# start of TASK INPUTS

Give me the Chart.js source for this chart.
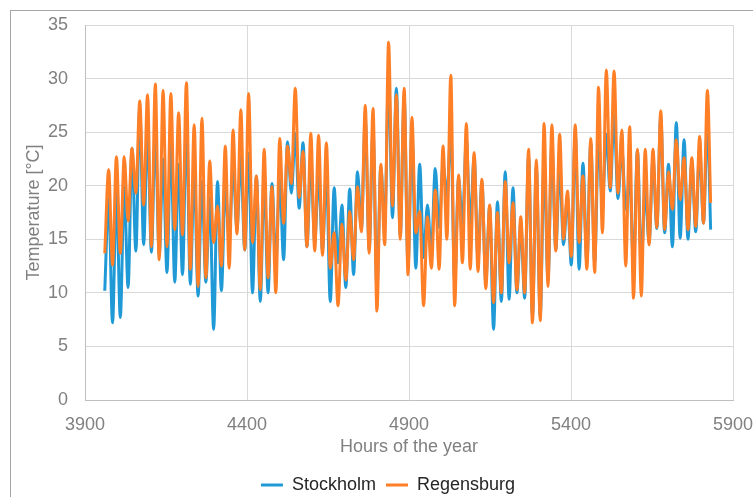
<!DOCTYPE html>
<html>
<head>
<meta charset="utf-8">
<script src="https://cdn.jsdelivr.net/npm/chart.js@4.4.0/dist/chart.umd.min.js"></script>
<style>
  html, body { margin: 0; padding: 0; background: #fff; }
  #wrap { position: relative; width: 753px; height: 497px; overflow: hidden; }
  #frame { position: absolute; left: 10px; top: 10px; width: 800px; height: 600px; border: 1px solid #a6a6a6; box-sizing: border-box; }
  #chartBox { position: absolute; left: 0; top: 0; width: 753px; height: 497px; }
</style>
</head>
<body>
<div id="wrap">
  <div id="frame"></div>
  <div id="chartBox"><canvas id="tempChart" width="753" height="497"></canvas></div>
</div>
<script>
// x ticks (hours) and y ticks (deg C)
const xTicks = [3900, 4400, 4900, 5400, 5900];
const yTicks = [0, 5, 10, 15, 20, 25, 30, 35];

// one morning low and one afternoon high per day
const firstLowHour = 3961;
const firstHighHour = 3973;
const lastHour = 5831;

const stockholmLows = [
  10.2, 7.2, 7.7, 10.5, 13.9, 14.5, 13.8, 13.5, 11.9, 11.0, 11.7, 10.8, 9.7,
  11.0, 6.6, 10.2, 15.0, 15.9, 14.0, 10.0, 9.2, 10.0, 12.8, 13.1, 19.3, 17.9,
  14.3, 14.7, 14.0, 9.2, 12.8, 10.5, 11.7, 15.9, 14.0, 10.3, 16.2, 17.0, 15.3,
  12.5, 12.3, 13.3, 13.7, 16.1, 19.0, 11.0, 16.5, 16.2, 13.1, 10.9, 6.6, 9.2, 9.4,
  10.0, 9.5, 7.8, 7.8, 11.2, 14.0, 14.5, 12.6, 12.2, 12.8, 12.8, 18.5, 19.5, 18.8,
  17.8, 12.5, 12.9, 14.7, 16.0, 15.6, 14.3, 15.1, 15.0, 15.7, 16.5
];
const stockholmHighs = [
  18.8, 19.5, 19.9, 23.5, 27.3, 25.2, 25.1, 22.5, 24.3, 22.0, 26.0, 21.5, 20.4,
  18.9, 20.4, 19.9, 21.8, 22.7, 23.0, 20.9, 21.0, 20.2, 20.6, 24.1, 24.9, 24.0,
  22.4, 21.0, 21.3, 19.8, 18.2, 19.7, 21.3, 26.2, 25.2, 21.8, 30.2, 29.1, 28.3,
  25.0, 22.0, 18.2, 21.6, 22.0, 25.2, 20.7, 24.3, 22.7, 20.4, 18.1, 18.5, 21.3, 19.8,
  16.5, 22.8, 21.8, 22.4, 24.0, 21.8, 19.0, 24.9, 22.1, 24.0, 24.3, 24.8, 26.6, 23.4,
  20.7, 23.3, 19.6, 22.5, 26.5, 22.0, 25.9, 24.3, 22.2, 23.5, 25.8
];
const stockholmEnd = 15.9;

const regensburgLows = [
  13.7, 12.6, 13.7, 16.7, 19.3, 18.2, 14.3, 13.1, 14.3, 15.9, 15.4, 12.2, 10.6,
  11.4, 14.7, 12.5, 12.3, 15.5, 14.0, 14.7, 10.3, 11.4, 10.0, 16.5, 20.2, 18.9,
  14.3, 13.9, 13.5, 12.3, 8.8, 11.2, 13.1, 15.7, 13.7, 8.3, 14.5, 18.1, 15.0,
  11.7, 15.6, 8.8, 12.3, 12.2, 15.0, 8.8, 12.8, 12.2, 12.0, 10.4, 9.1, 10.0, 12.8,
  10.3, 10.0, 7.2, 7.4, 10.6, 13.9, 15.0, 13.4, 14.7, 12.2, 11.9, 15.6, 19.8, 19.3,
  12.5, 9.5, 9.7, 14.5, 16.1, 15.9, 17.8, 18.7, 15.9, 16.2, 16.5
];
const regensburgHighs = [
  21.5, 22.7, 22.7, 23.5, 27.9, 28.5, 29.5, 28.9, 28.6, 26.8, 29.6, 25.7, 26.3,
  22.3, 18.1, 23.7, 25.2, 27.1, 28.6, 20.9, 23.4, 19.9, 24.4, 23.7, 29.1, 23.2,
  24.9, 24.7, 24.0, 15.6, 16.4, 17.6, 19.9, 27.5, 27.2, 22.0, 33.4, 28.5, 29.1,
  26.4, 17.6, 17.1, 19.6, 23.7, 30.3, 21.0, 25.8, 23.1, 20.6, 18.2, 17.5, 20.4, 18.4,
  17.1, 23.4, 22.4, 25.8, 25.7, 24.8, 19.5, 25.7, 20.9, 24.4, 29.2, 30.8, 30.7, 25.2,
  25.5, 23.4, 23.4, 23.4, 27.0, 21.3, 24.3, 22.6, 22.6, 24.6, 28.9
];
const regensburgEnd = 18.4;

function buildSeries(lows, highs, endValue) {
  const points = [];
  for (let d = 0; d < highs.length; d++) {
    points.push({ x: firstLowHour + d * 24, y: lows[d] });
    points.push({ x: firstHighHour + d * 24, y: highs[d] });
  }
  points.push({ x: lastHour, y: endValue });
  return points;
}

const font = 'Liberation Sans, Arial, sans-serif';
const grey = '#808080';

new Chart(document.getElementById('tempChart'), {
  type: 'line',
  data: {
    datasets: [{
      label: 'Stockholm',
      data: buildSeries(stockholmLows, stockholmHighs, stockholmEnd),
      borderColor: '#1f9ad6',
      backgroundColor: '#1f9ad6',
      borderWidth: 3,
      pointRadius: 0,
      cubicInterpolationMode: 'monotone',
      order: 2
    }, {
      label: 'Regensburg',
      data: buildSeries(regensburgLows, regensburgHighs, regensburgEnd),
      borderColor: '#ff7f27',
      backgroundColor: '#ff7f27',
      borderWidth: 3,
      pointRadius: 0,
      cubicInterpolationMode: 'monotone',
      order: 1
    }]
  },
  options: {
    responsive: false,
    animation: false,
    layout: { autoPadding: false, padding: { left: 43, right: 20, top: 25, bottom: -7 } },
    plugins: {
      tooltip: { enabled: false },
      legend: {
        position: 'bottom',
        labels: {
          usePointStyle: true,
          pointStyle: 'line',
          pointStyleWidth: 22,
          color: '#262626',
          font: { family: font, size: 18 },
          padding: 10,
          sort: (a, b) => a.datasetIndex - b.datasetIndex
        }
      }
    },
    scales: {
      x: {
        type: 'linear',
        min: xTicks[0],
        max: xTicks[xTicks.length - 1],
        afterBuildTicks: (s) => { s.ticks = xTicks.map(v => ({ value: v })); },
        grid: { color: '#d9d9d9', drawTicks: false },
        border: { color: '#bfbfbf' },
        ticks: { color: grey, font: { family: font, size: 18 }, padding: 14, callback: (v) => String(v) },
        title: { display: true, text: 'Hours of the year', color: grey, font: { family: font, size: 18 }, padding: { top: 0, bottom: 8 } },
        afterFit: (s) => { s.height = 66; s.paddingLeft = 0; s.paddingRight = 0; }
      },
      y: {
        min: yTicks[0],
        max: yTicks[yTicks.length - 1],
        afterBuildTicks: (s) => { s.ticks = yTicks.map(v => ({ value: v })); },
        grid: { color: '#d9d9d9', drawTicks: false },
        border: { color: '#bfbfbf' },
        ticks: { color: grey, font: { family: font, size: 18 }, padding: 17 },
        title: { display: true, text: 'Temperature [°C]', color: grey, font: { family: font, size: 18 }, padding: { top: -20, bottom: 0 } },
        afterFit: (s) => { s.width = 42; s.paddingTop = 0; s.paddingBottom = 0; }
      }
    }
  }
});
</script>
</body>
</html>
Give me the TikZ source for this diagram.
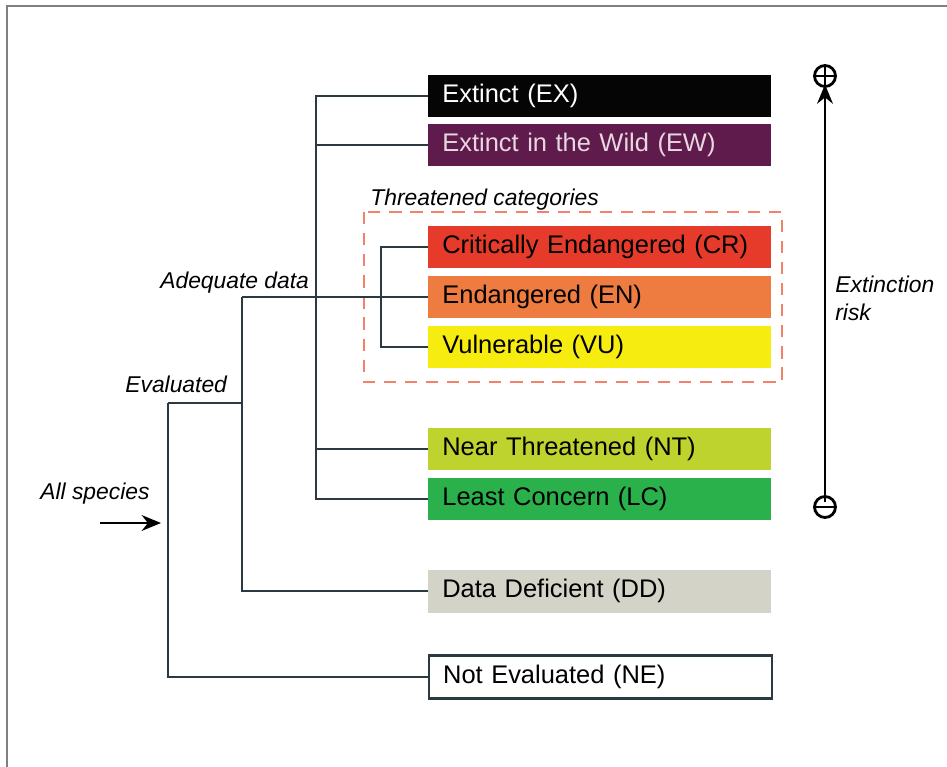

# end of TASK INPUTS

Pictures are excluded; output everything else in the data verbatim.

Give me the Chart.js source for this chart.
<!DOCTYPE html>
<html>
<head>
<meta charset="utf-8">
<script src="https://cdn.jsdelivr.net/npm/chart.js@4.4.0/dist/chart.umd.min.js"></script>
<style>
  html, body { margin: 0; padding: 0; background: #fff; }
  #wrap { position: relative; width: 753px; height: 497px; overflow: hidden; }
  #frame { position: absolute; left: 10px; top: 10px; width: 800px; height: 600px; border: 1px solid #a6a6a6; box-sizing: border-box; }
  #chartBox { position: absolute; left: 0; top: 0; width: 753px; height: 497px; }
</style>
</head>
<body>
<div id="wrap">
  <div id="frame"></div>
  <div id="chartBox"><canvas id="tempChart" width="753" height="497"></canvas></div>
</div>
<script>
// x ticks (hours) and y ticks (deg C)
const xTicks = [3900, 4400, 4900, 5400, 5900];
const yTicks = [0, 5, 10, 15, 20, 25, 30, 35];

// one morning low and one afternoon high per day
const firstLowHour = 3961;
const firstHighHour = 3973;
const lastHour = 5831;

const stockholmLows = [
  10.2, 7.2, 7.7, 10.5, 13.9, 14.5, 13.8, 13.5, 11.9, 11.0, 11.7, 10.8, 9.7,
  11.0, 6.6, 10.2, 15.0, 15.9, 14.0, 10.0, 9.2, 10.0, 12.8, 13.1, 19.3, 17.9,
  14.3, 14.7, 14.0, 9.2, 12.8, 10.5, 11.7, 15.9, 14.0, 10.3, 16.2, 17.0, 15.3,
  12.5, 12.3, 13.3, 13.7, 16.1, 19.0, 11.0, 16.5, 16.2, 13.1, 10.9, 6.6, 9.2, 9.4,
  10.0, 9.5, 7.8, 7.8, 11.2, 14.0, 14.5, 12.6, 12.2, 12.8, 12.8, 18.5, 19.5, 18.8,
  17.8, 12.5, 12.9, 14.7, 16.0, 15.6, 14.3, 15.1, 15.0, 15.7, 16.5
];
const stockholmHighs = [
  18.8, 19.5, 19.9, 23.5, 27.3, 25.2, 25.1, 22.5, 24.3, 22.0, 26.0, 21.5, 20.4,
  18.9, 20.4, 19.9, 21.8, 22.7, 23.0, 20.9, 21.0, 20.2, 20.6, 24.1, 24.9, 24.0,
  22.4, 21.0, 21.3, 19.8, 18.2, 19.7, 21.3, 26.2, 25.2, 21.8, 30.2, 29.1, 28.3,
  25.0, 22.0, 18.2, 21.6, 22.0, 25.2, 20.7, 24.3, 22.7, 20.4, 18.1, 18.5, 21.3, 19.8,
  16.5, 22.8, 21.8, 22.4, 24.0, 21.8, 19.0, 24.9, 22.1, 24.0, 24.3, 24.8, 26.6, 23.4,
  20.7, 23.3, 19.6, 22.5, 26.5, 22.0, 25.9, 24.3, 22.2, 23.5, 25.8
];
const stockholmEnd = 15.9;

const regensburgLows = [
  13.7, 12.6, 13.7, 16.7, 19.3, 18.2, 14.3, 13.1, 14.3, 15.9, 15.4, 12.2, 10.6,
  11.4, 14.7, 12.5, 12.3, 15.5, 14.0, 14.7, 10.3, 11.4, 10.0, 16.5, 20.2, 18.9,
  14.3, 13.9, 13.5, 12.3, 8.8, 11.2, 13.1, 15.7, 13.7, 8.3, 14.5, 18.1, 15.0,
  11.7, 15.6, 8.8, 12.3, 12.2, 15.0, 8.8, 12.8, 12.2, 12.0, 10.4, 9.1, 10.0, 12.8,
  10.3, 10.0, 7.2, 7.4, 10.6, 13.9, 15.0, 13.4, 14.7, 12.2, 11.9, 15.6, 19.8, 19.3,
  12.5, 9.5, 9.7, 14.5, 16.1, 15.9, 17.8, 18.7, 15.9, 16.2, 16.5
];
const regensburgHighs = [
  21.5, 22.7, 22.7, 23.5, 27.9, 28.5, 29.5, 28.9, 28.6, 26.8, 29.6, 25.7, 26.3,
  22.3, 18.1, 23.7, 25.2, 27.1, 28.6, 20.9, 23.4, 19.9, 24.4, 23.7, 29.1, 23.2,
  24.9, 24.7, 24.0, 15.6, 16.4, 17.6, 19.9, 27.5, 27.2, 22.0, 33.4, 28.5, 29.1,
  26.4, 17.6, 17.1, 19.6, 23.7, 30.3, 21.0, 25.8, 23.1, 20.6, 18.2, 17.5, 20.4, 18.4,
  17.1, 23.4, 22.4, 25.8, 25.7, 24.8, 19.5, 25.7, 20.9, 24.4, 29.2, 30.8, 30.7, 25.2,
  25.5, 23.4, 23.4, 23.4, 27.0, 21.3, 24.3, 22.6, 22.6, 24.6, 28.9
];
const regensburgEnd = 18.4;

function buildSeries(lows, highs, endValue) {
  const points = [];
  for (let d = 0; d < highs.length; d++) {
    points.push({ x: firstLowHour + d * 24, y: lows[d] });
    points.push({ x: firstHighHour + d * 24, y: highs[d] });
  }
  points.push({ x: lastHour, y: endValue });
  return points;
}

const font = 'Liberation Sans, Arial, sans-serif';
const grey = '#808080';

new Chart(document.getElementById('tempChart'), {
  type: 'line',
  data: {
    datasets: [{
      label: 'Stockholm',
      data: buildSeries(stockholmLows, stockholmHighs, stockholmEnd),
      borderColor: '#1f9ad6',
      backgroundColor: '#1f9ad6',
      borderWidth: 3,
      pointRadius: 0,
      cubicInterpolationMode: 'monotone',
      order: 2
    }, {
      label: 'Regensburg',
      data: buildSeries(regensburgLows, regensburgHighs, regensburgEnd),
      borderColor: '#ff7f27',
      backgroundColor: '#ff7f27',
      borderWidth: 3,
      pointRadius: 0,
      cubicInterpolationMode: 'monotone',
      order: 1
    }]
  },
  options: {
    responsive: false,
    animation: false,
    layout: { autoPadding: false, padding: { left: 43, right: 20, top: 25, bottom: -7 } },
    plugins: {
      tooltip: { enabled: false },
      legend: {
        position: 'bottom',
        labels: {
          usePointStyle: true,
          pointStyle: 'line',
          pointStyleWidth: 22,
          color: '#262626',
          font: { family: font, size: 18 },
          padding: 10,
          sort: (a, b) => a.datasetIndex - b.datasetIndex
        }
      }
    },
    scales: {
      x: {
        type: 'linear',
        min: xTicks[0],
        max: xTicks[xTicks.length - 1],
        afterBuildTicks: (s) => { s.ticks = xTicks.map(v => ({ value: v })); },
        grid: { color: '#d9d9d9', drawTicks: false },
        border: { color: '#bfbfbf' },
        ticks: { color: grey, font: { family: font, size: 18 }, padding: 14, callback: (v) => String(v) },
        title: { display: true, text: 'Hours of the year', color: grey, font: { family: font, size: 18 }, padding: { top: 0, bottom: 8 } },
        afterFit: (s) => { s.height = 66; s.paddingLeft = 0; s.paddingRight = 0; }
      },
      y: {
        min: yTicks[0],
        max: yTicks[yTicks.length - 1],
        afterBuildTicks: (s) => { s.ticks = yTicks.map(v => ({ value: v })); },
        grid: { color: '#d9d9d9', drawTicks: false },
        border: { color: '#bfbfbf' },
        ticks: { color: grey, font: { family: font, size: 18 }, padding: 17 },
        title: { display: true, text: 'Temperature [°C]', color: grey, font: { family: font, size: 18 }, padding: { top: -20, bottom: 0 } },
        afterFit: (s) => { s.width = 42; s.paddingTop = 0; s.paddingBottom = 0; }
      }
    }
  }
});
</script>
</body>
</html>
Give me the TikZ source for this diagram.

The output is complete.